Easter candy comes in all shapes, sizes and flavors, and everyone has his or her own favorite. I’m a huge Peeps fan myself, especially after they’re nice and stale. But the flavors I most associate with Easter are chocolate and coconut; chocolate bunnies (gotta eat the ears first) and chicks and eggs…coconut cake and cream eggs and macaroons. In fact, Easter seems to be the unofficial start of coconut season. Let’s face it, it’s not long after the last jelly bean is gone that we’re whipping up that first piña colada of the summer.
Chocolate and coconut are a classic combination, immortalized forever in the PeterPaul Mounds and Almond Joy candy bars. Although I’ve outgrown most popular candy bars as too sweet, I still love these two. Always chock full of scrumptious moist coconut and covered with just the right amount of milk or dark chocolate, one with the crunchy almonds, the other without, they never fail to satisfy the sweet tooth.
I’ve been pondering for a while now how to transfer this yummy candy combo into a cupcake. Pinterest has a ton of Almond Joy cupcakes, but none that are b.u.i. worthy. So I simply deconstructed the candy bar and created my own cupcake interpretation of the Almond Joy: a rich amaretto chocolate cupcake topped with a coconut rum buttercream, garnished with toasted almonds and coconut. The result is simply amazing. Why not whip up a batch this Easter? They’ll be gone faster than you can say Easter Bunny.
CHOCOLATE AMARETTO CUPCAKES
Makes one dozen cupcakes
1 cup almond milk
1 teaspoon apple cider vinegar
3/4 cup sugar
1/3 cup canola oil
1 1/2 teaspoons amaretto
1 cup flour
1/3 cup cocoa powder
3/4 teaspoon baking soda
1/2 teaspoon baking powder
1/4 teaspoon salt
Pre-heat oven to 350 degrees. Line cupcake tin with paper liners.
In large mixing bowl, whisk together almond milk and vinegar and set aside to curdle.
In a separate bowl, sift together flour, cocoa, baking soda, baking powder and salt. Set aside.
Add the sugar, oil and Amaretto to the almond milk mixture and beat until foamy.
Add the dry ingredients in 2 batches and beat until no,large lumps remain.

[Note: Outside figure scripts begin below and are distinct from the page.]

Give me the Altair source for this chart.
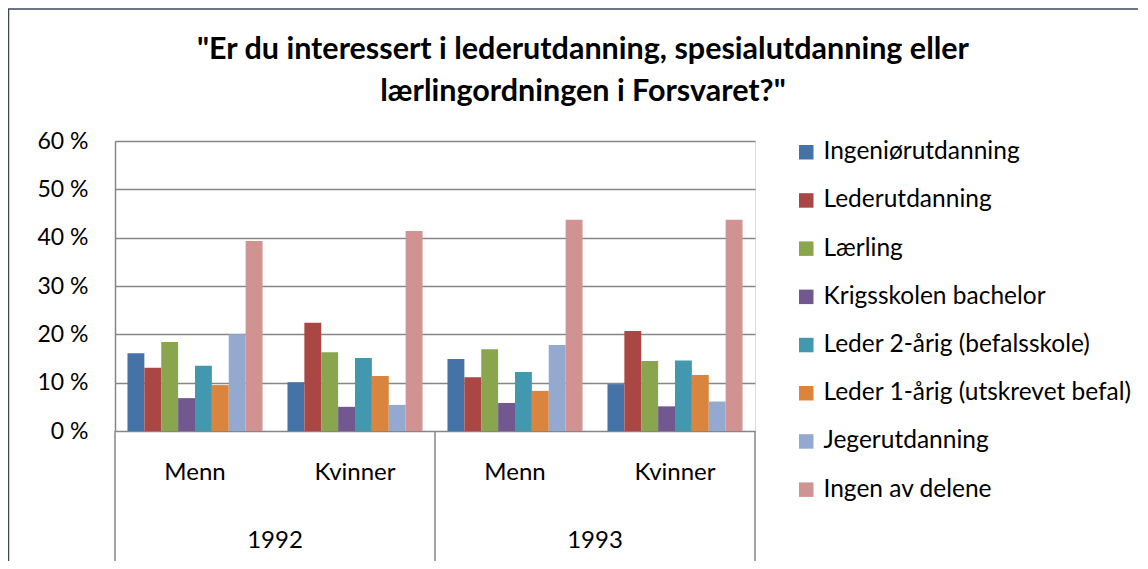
import altair as alt
import pandas as pd

series = ["Ingeniørutdanning", "Lederutdanning", "Lærling", "Krigsskolen bachelor",
          "Leder 2-årig (befalsskole)", "Leder 1-årig (utskrevet befal)",
          "Jegerutdanning", "Ingen av delene"]
colors = ["#4572A7", "#AA4643", "#89A54E", "#71588F", "#4198AF", "#DB843D", "#93A9CF", "#D19392"]

years = ["1992", "1992", "1993", "1993"]
genders = ["Menn", "Kvinner", "Menn", "Kvinner"]
groups = [f"{y}|{g}" for y, g in zip(years, genders)]

ingenior = [0.161, 0.101, 0.149, 0.097]
leder = [0.131, 0.224, 0.111, 0.207]
laerling = [0.184, 0.163, 0.169, 0.145]
krigs = [0.068, 0.050, 0.058, 0.051]
leder2 = [0.135, 0.151, 0.122, 0.146]
leder1 = [0.095, 0.114, 0.083, 0.116]
jeger = [0.200, 0.054, 0.178, 0.061]
ingen = [0.393, 0.414, 0.437, 0.437]

title_lines = ['"Er du interessert i lederutdanning, spesialutdanning eller',
               'lærlingordningen i Forsvaret?"']

all_vals = [ingenior, leder, laerling, krigs, leder2, leder1, jeger, ingen]
rows = []
for s, vals in zip(series, all_vals):
    for g, v in zip(groups, vals):
        rows.append({"series": s, "group": g, "value": v})
df = pd.DataFrame(rows)

W, H = 640, 290
FONT = "Lato"
FS = 24

gscale = alt.Scale(domain=groups, paddingInner=0.156, paddingOuter=0.078)

bars = alt.Chart(df).mark_bar().encode(
    x=alt.X("group:N", scale=gscale, axis=None),
    xOffset=alt.XOffset("series:N", scale=alt.Scale(domain=series, paddingInner=0, paddingOuter=0)),
    y=alt.Y("value:Q", scale=alt.Scale(domain=[0, 0.6]),
            axis=alt.Axis(values=[0, 0.1, 0.2, 0.3, 0.4, 0.5, 0.6], title=None,
                          labelExpr="format(datum.value*100,'d') + ' %'",
                          labelFontSize=FS - 1, labelFont=FONT, labelColor="#000000",
                          tickSize=0, labelPadding=27, domainColor="#868686",
                          domainWidth=1.5, gridColor="#868686", gridWidth=1.5)),
    color=alt.Color("series:N", scale=alt.Scale(domain=series, range=colors),
                    legend=alt.Legend(title=None, orient="none", legendX=679, legendY=-1,
                                      symbolType="square", symbolSize=210,
                                      symbolStrokeWidth=0, labelFontSize=24.5,
                                      labelFont=FONT, labelColor="#000000",
                                      labelOffset=5, rowPadding=23.2, padding=0,
                                      labelLimit=400)),
)

gdf = pd.DataFrame({"group": groups, "gender": genders})
gender_text = alt.Chart(gdf).mark_text(fontSize=FS, font=FONT, color="#000000", baseline="middle").encode(
    x=alt.X("group:N", scale=gscale, axis=None),
    y=alt.value(332),
    text="gender:N",
)

ydf = pd.DataFrame({"year": ["1992", "1993"]})
year_text = alt.Chart(ydf).mark_text(fontSize=FS, font=FONT, color="#000000", baseline="middle").encode(
    x=alt.X("year:N", scale=alt.Scale(domain=["1992", "1993"], paddingInner=0, paddingOuter=0), axis=None),
    y=alt.value(400),
    text="year:N",
)

sep_df = pd.DataFrame({"pos": [0, 1, 2]})
seps = alt.Chart(sep_df).mark_rule(color="#868686", strokeWidth=1.5).encode(
    x=alt.X("pos:Q", scale=alt.Scale(domain=[0, 2]), axis=None),
    y=alt.value(H),
    y2=alt.value(421),
)

one = pd.DataFrame({"k": [0]})
frame_left = alt.Chart(one).mark_rule(color="#3a4a5e", strokeWidth=1.5).encode(
    x=alt.value(-106.5), y=alt.value(-132), y2=alt.value(430))
frame_top = alt.Chart(one).mark_rule(color="#3a4a5e", strokeWidth=1.5).encode(
    x=alt.value(-107), x2=alt.value(1030), y=alt.value(-132))

t1 = alt.Chart(one).mark_text(text=title_lines[0], fontSize=30.5, font=FONT, fontWeight="bold",
                              color="#000000", baseline="middle", align="center").encode(
    x=alt.value(468), y=alt.value(-91))
t2 = alt.Chart(one).mark_text(text=title_lines[1], fontSize=30.5, font=FONT, fontWeight="bold",
                              color="#000000", baseline="middle", align="center").encode(
    x=alt.value(468), y=alt.value(-49))

chart = alt.layer(bars, gender_text, year_text, seps, frame_left, frame_top, t1, t2).resolve_scale(
    x="independent"
).properties(
    width=W, height=H,
    autosize=alt.AutoSizeParams(type="none"),
    padding={"left": 107, "top": 133, "right": 383, "bottom": 130},
).configure_view(stroke=None).configure(background="white")

chart.save("out.html", embed_options={"renderer": "svg", "actions": False})
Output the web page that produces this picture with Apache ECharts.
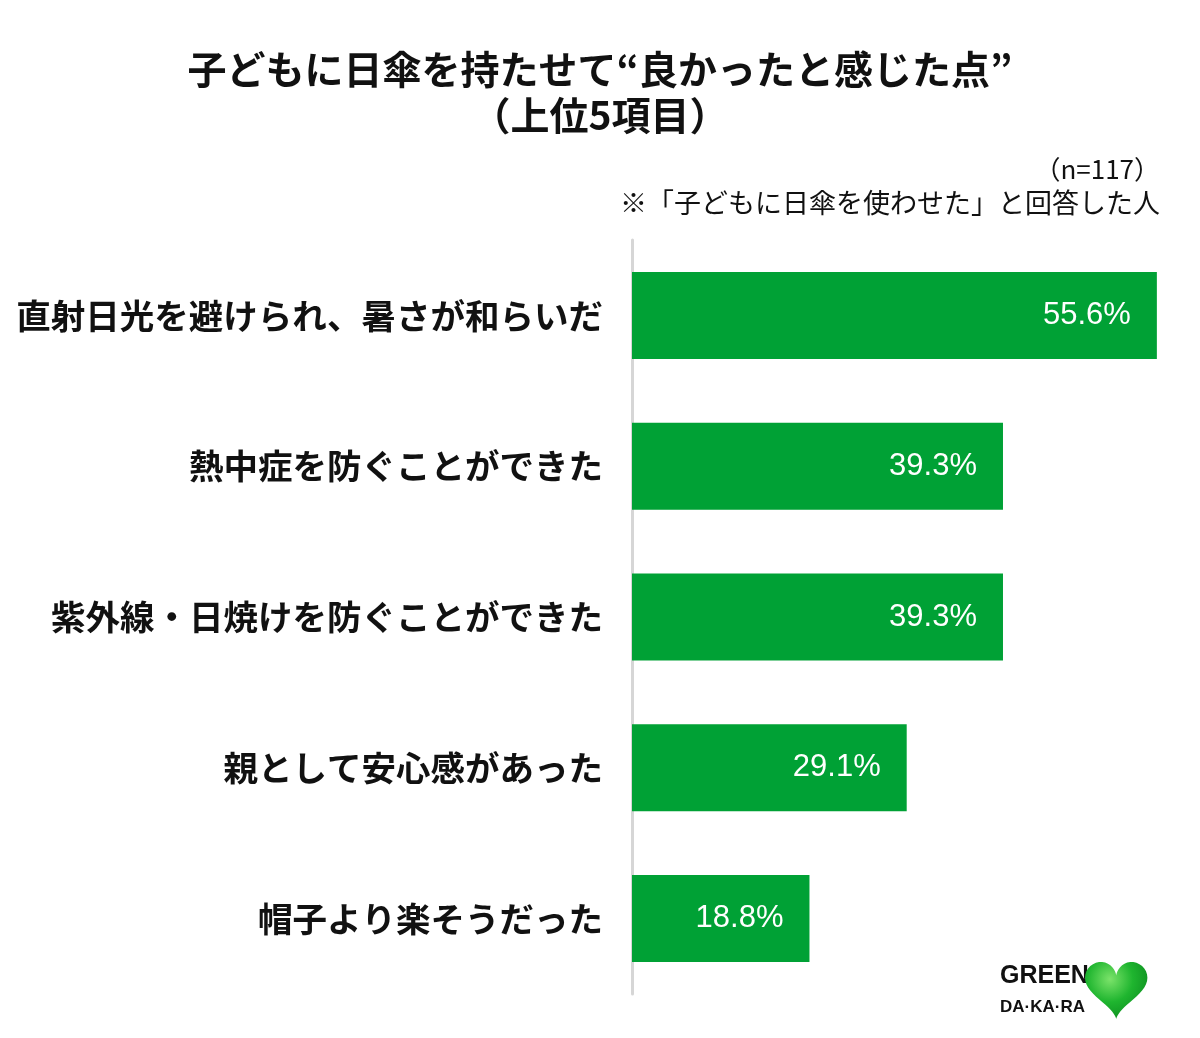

Fill cupcake tins about 3/4 full. Bake 18 – 20 minutes, until a toothpick comes out clean. Transfer to a rack to cool completely.
MALIBU RUM BUTTERCREAM FROSTING
This frosting has a secret ingredient – marshmallow Fluff! – that makes it just a tad more like the candy bars.
1 cup butter, at room temperature
1 cup marshmallow Fluff
3 cups powdered sugar
2 tablespoons Malibu coconut rum
1/2 cup unsweetened coconut flakes
1/4 cup sliced almonds
Cream together butter and Fluff until light and creamy. Add in powdered sugar, rum and salt and mix at low speed until combined, and then at high speed until light and fluffy.
Meanwhile, heat almonds and coconut in a small, non-stick frying pan over medium low heat until just lightly toasted. Remove from heat and combine together in a small bowl.
Frost cupcakes as desired, dipping the tops into the coconut almond mixture to garnish.